Nazywany jest Pan „żarliwym wielbicielem papieża”. Zgadza się pan z tą opinią?

– Ci którzy mnie tak nazywają robią to trochę ze złośliwości. Taka charakterystyka pobrzmiewa trochę fanatyzmem, nadmierną gorliwością i ślepym posłuszeństwem. Jako dziennikarz zachowuję profesjonalny dystans. Jako katolik oczywiście opowiadam się za moją wiarą i moim papieżem, którego uważam za wielki dar dla tego kraju, za osobowość, przez którą prześwieca niemiecki geniusz jak przez Bacha, Mozarta i Goethego. Pytam się ciągle: dlaczego Joseph Ratzinger? Dlaczego papież Niemiec po papieżu Polaku? Dlaczego Niemiec i do tego uczony o kryształowo czystym sposobie myślenia? Dlaczego mamy go teraz na przełomie czasów i wielkiego zamętu, które tak bardzo wszyscy odczuwamy?


Rozmawiał Krzysztof Tomasik

Peter Seelwald (ur. 1954), niezależny publicysta.
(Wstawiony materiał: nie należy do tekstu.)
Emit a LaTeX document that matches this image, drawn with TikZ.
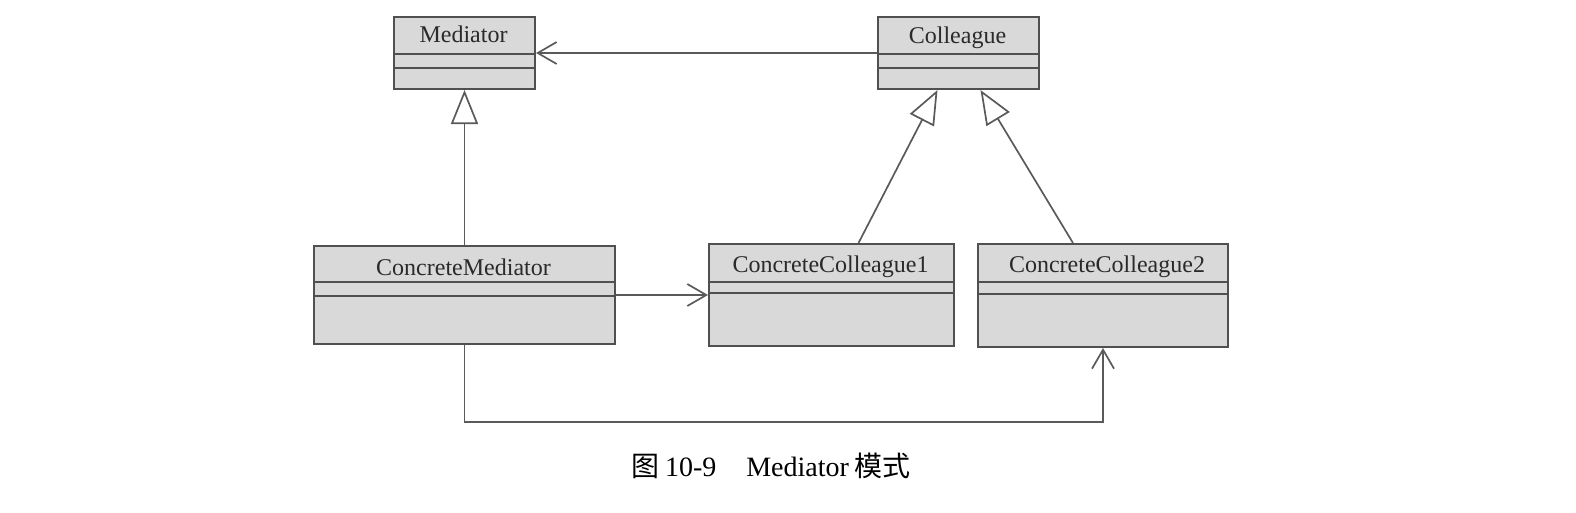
\documentclass[tikz,border=0pt]{standalone}
\usepackage{fontspec}
\setmainfont{Liberation Serif}
\newfontfamily\cjk{Noto Sans CJK SC}
\usetikzlibrary{arrows.meta}
\definecolor{boxfill}{HTML}{D9D9D9}
\definecolor{boxline}{HTML}{505050}
\definecolor{conline}{HTML}{5A5A5A}
\definecolor{txtcol}{HTML}{2A2A2A}
\tikzset{
  clsbox/.style={draw=boxline, fill=boxfill, line width=2pt, inner sep=0pt, rectangle},
  clssep/.style={draw=boxline, line width=2pt},
  clstext/.style={text=txtcol, inner sep=0pt, anchor=base, font=\fontsize{24pt}{28pt}\selectfont},
  assoc/.style={draw=conline, line width=1.7pt, -{Straight Barb[length=19pt, width=22pt, line width=1.7pt]}},
  inherit/.style={draw=conline, line width=1.7pt, -{Triangle[open, length=34pt, width=27pt, line width=1.7pt, fill=white]}},
  captext/.style={inner sep=0pt, text=black, font=\fontsize{28pt}{32pt}\selectfont}
}
% name, x1, y1, x2, y2, sep1, sep2, baseline y, label
\newcommand\umlcls[9]{%
  \node[clsbox, minimum width={#4-#2}, minimum height={#5-#3}, anchor=north west] (#1) at (#2,#3) {};
  \draw[clssep] (#2,#6) -- (#4,#6);
  \draw[clssep] (#2,#7) -- (#4,#7);
  \node[clstext] (#1-t) at ({(#2+#4)/2}, #8) {#9};
}
\begin{document}
\begin{tikzpicture}[x=1pt, y=-1pt]
\useasboundingbox (0,0) rectangle (1576,512);
\umlcls{med}{393}{16}{534}{88}{54}{68}{42}{Mediator}
\umlcls{col}{877}{16}{1038}{88}{54}{68}{43}{Colleague}
\umlcls{cm}{313}{245}{614}{343}{282}{296}{275}{ConcreteMediator}
\umlcls{cca}{708}{243}{953}{345}{282}{293}{272}{ConcreteColleague1}
\umlcls{ccb}{977}{243}{1227}{346}{282}{294}{272}{\hspace*{10pt}ConcreteColleague2}
% associations
\draw[assoc] (col.west) -- (med.east);
\draw[assoc] (cm.east) -- (cm.east -| cca.west);
\draw[assoc] (cm.south) -- ++(0,77) -| (ccb.south);
% generalisations
\draw[inherit] (cm.north) -- (cm.north |- med.south);
\draw[inherit] ([xshift=27pt]cca.north) -- ([xshift=-21pt]col.south);
\draw[inherit] ([xshift=-30pt]ccb.north) -- ([xshift=22pt]col.south);
% caption
\node[captext] (cap) at (771,466) {{\cjk 图}\hspace{6pt}10-9\hspace{30pt}Mediator\hspace{6pt}{\cjk 模式}};
\end{tikzpicture}
\end{document}
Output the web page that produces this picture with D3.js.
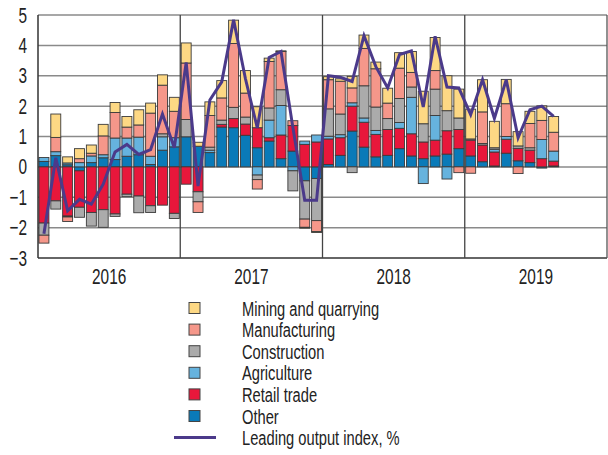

Był redaktorem i publicystą w niemieckich tygodnikach „Der Spiegel”, „Stern” oraz w magazynie dziennika „Süddeutsche Zeitung”. Jest autorem kilku książek o kardynale Josephie Ratzingerze m.in. wywiadu-rzeki „Sól ziemi” – na temat chrześcijaństwa i Kościoła katolickiego u progu XXI wieku oraz „Bóg i świat”. W zeszłym roku ukazał się jego wywiad z Benedyktem XVI pt. „Światłość świata”, który stał się światowym bestsellerem. W Polsce książki Seewalda wydała m.in. oficyna „Znak”.